Tenure at Williams is awarded by the CAP, which is composed of a professor from each division, the dean of the faculty, the provost and the president. According to the Faculty Handbook, tenure applicants are judged by three criteria: “above all, interest in and talent for sound and effective teaching of undergraduates and promise of continuing growth in ability to do so; demonstrated capacity to contribute to the arts or to scholarship in the appropriate field and a perception of its relation to liberal learning; significant usefulness and contribution to the College community.” Members of the CAP have a policy of not discussing specific cases in detail, citing reasons of confidentiality.
In addition to the CAP review, a hire in a tenure-track position will traditionally also be evaluated by members of the department. The chair writes a yearly letter, known as a “Fuqua letter” after the classics professor who began the practice, that details the hire’s progress. In addition, the department submits a “recommendation,” a long memo to the CAP during its tenure review that details its stance with regard to awarding the applicant tenure.
Linguistics is not a part of any Williams department, and so a special Linguistics Evaluation Committee was created consisting of Neil Kubler, professor of Chinese whose PhD work was in linguistics, Jana Sawicki, professor of philosophy, and Julie Cassiday, professor of German and Russian. These professors authored Sanders’ yearly Fuqua letters as well as the evaluation memo sent to the CAP. “I think we did a very good job of making a process to evaluate him … that would be comparable to what everybody else does,” Cassiday said. When asked if it was difficult to evaluate the research of a colleague that was perhaps not directly connected to the committee’s own expertise, Cassiday responded that “everyone who is evaluated for tenure at the College, their scholarship is evaluated not only by the people here on campus – but also we consult with outside experts,” as was the case in the evaluation of Sanders.
When any member of the faculty leaves, that faculty member’s department must petition the CAP to replace the hire. When asked if she would do this in the event of Sanders’ departure, Cassiday said, “As chair of the Linguistics Evaluation Committee, I feel very strongly that linguistics is an incredibly important discipline in our curriculum, it has been fantastically popular – and my full intention would be to ask for a renewal of that position.” Cassiday noted that her committee had even petitioned the CAP for the expansion of linguistics in past years. She also indicated that she was less than satisfied with the outcome of the CAP decision. “I am personally disappointed that he did not receive tenure,” Cassiday said. “But I think that we [on the Evaluation Committee] have done a good job with the process.”
Students at all levels have echoed Cassiday’s enthusiasm – and concern – for the curricular future of linguistics at Williams, particularly as the changed economic climate makes approval for new hires look much more uncertain than it did a few years ago. “If they decide to hire a new teacher, it will change,” said RattÃƒÂ©. “If they don’t hire a new teacher – which is very likely – it will disappear.”
Kim voiced the fear that, as a teaching presence, Sanders might be irreplaceable. “As far as linguists go there are very few people who can do what Sanders does and are well versed enough in each of the separate sub-fields to teach them at the College level properly.”

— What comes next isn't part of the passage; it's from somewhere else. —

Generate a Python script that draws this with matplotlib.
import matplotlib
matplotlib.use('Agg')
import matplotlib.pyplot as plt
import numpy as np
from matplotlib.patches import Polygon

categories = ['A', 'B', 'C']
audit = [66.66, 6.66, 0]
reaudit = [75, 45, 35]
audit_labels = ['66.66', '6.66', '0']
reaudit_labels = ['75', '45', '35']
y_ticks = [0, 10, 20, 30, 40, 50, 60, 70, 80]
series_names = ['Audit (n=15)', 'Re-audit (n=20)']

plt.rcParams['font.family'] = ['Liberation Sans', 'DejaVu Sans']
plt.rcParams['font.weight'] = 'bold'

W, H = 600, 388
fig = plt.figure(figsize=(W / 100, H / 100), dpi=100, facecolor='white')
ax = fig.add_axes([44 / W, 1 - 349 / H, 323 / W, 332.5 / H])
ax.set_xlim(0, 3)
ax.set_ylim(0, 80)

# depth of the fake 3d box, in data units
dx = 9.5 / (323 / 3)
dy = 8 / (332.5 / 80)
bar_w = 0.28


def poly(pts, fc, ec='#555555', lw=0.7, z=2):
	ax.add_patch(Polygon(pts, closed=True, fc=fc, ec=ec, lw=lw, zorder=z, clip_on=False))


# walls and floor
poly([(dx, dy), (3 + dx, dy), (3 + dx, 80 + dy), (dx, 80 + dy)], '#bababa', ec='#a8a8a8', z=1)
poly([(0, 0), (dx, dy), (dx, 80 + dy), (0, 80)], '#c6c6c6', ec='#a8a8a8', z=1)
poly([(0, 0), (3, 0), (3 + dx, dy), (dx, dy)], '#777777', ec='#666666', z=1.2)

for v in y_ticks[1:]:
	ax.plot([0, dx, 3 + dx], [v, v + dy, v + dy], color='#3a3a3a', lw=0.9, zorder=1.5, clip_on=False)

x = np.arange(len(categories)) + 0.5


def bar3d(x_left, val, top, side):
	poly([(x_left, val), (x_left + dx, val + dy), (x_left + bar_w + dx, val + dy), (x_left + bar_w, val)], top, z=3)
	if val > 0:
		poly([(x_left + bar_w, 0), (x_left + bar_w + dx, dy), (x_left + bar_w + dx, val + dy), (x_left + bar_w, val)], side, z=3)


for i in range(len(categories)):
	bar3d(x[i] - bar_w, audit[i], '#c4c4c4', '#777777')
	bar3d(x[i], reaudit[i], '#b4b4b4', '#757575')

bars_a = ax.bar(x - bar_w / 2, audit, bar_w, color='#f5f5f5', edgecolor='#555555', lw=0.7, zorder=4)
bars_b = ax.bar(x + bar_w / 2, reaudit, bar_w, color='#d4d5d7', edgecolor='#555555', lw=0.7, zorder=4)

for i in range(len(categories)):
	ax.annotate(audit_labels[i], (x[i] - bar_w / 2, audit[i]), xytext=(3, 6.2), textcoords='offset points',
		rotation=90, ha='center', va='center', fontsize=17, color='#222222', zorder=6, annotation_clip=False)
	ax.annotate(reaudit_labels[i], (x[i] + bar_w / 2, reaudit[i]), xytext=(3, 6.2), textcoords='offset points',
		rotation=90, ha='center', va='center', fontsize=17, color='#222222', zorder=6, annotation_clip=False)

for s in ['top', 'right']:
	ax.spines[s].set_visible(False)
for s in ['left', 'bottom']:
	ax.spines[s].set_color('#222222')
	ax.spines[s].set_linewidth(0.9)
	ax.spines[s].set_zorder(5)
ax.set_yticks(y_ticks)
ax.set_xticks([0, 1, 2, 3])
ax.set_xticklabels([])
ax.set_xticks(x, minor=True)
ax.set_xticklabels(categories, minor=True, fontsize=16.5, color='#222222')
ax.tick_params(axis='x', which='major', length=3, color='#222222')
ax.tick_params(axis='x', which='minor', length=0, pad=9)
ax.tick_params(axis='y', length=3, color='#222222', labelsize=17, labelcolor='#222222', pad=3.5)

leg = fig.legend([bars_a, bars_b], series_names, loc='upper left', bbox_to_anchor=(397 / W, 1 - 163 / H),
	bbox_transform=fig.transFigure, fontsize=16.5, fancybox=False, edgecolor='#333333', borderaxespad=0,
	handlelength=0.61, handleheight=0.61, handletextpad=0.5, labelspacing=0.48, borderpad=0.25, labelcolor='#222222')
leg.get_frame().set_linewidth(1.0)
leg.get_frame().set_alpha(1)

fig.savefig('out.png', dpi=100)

The Faculty Handbook specifically states that curricular issues will come up in evaluating professors for tenure: “Quite apart from the merits of individual candidates, decisions affecting tenure are subject to such structural considerations as the College’s future curricular needs, including the requirements of special strengths within a field and shifts in student interests.” According to Wagner, “the current curricular status of linguistics played no part in the CAP’s decision in this case.” Monique Deveaux, chair of the CEP, said she had “no knowledge” of the CAP’s deliberations on the matter.
Possibility of appeal
A professor declined tenure by the CAP has two recourses. First, he or she may write to the dean of the faculty and request a reconsideration of the CAP decision. If this request is not granted, the applicant must petition the Steering Committee to establish a review panel, which has the power to “request the President to initiate reconsideration of the decision by the department concerned and by the CAP.”
Although Sanders himself declined to comment on the specifics of his case, he expressed gratitude for the student support he has received. “Having so many students tell me how I have enriched their academic experience has been affirming and validating on a fundamental level for me as a teacher,” he said. “I am proud of what I accomplished here so far, and whether I have one year, 10 years, or 50 years left at Williams, I will continue to do work that I will be proud of.”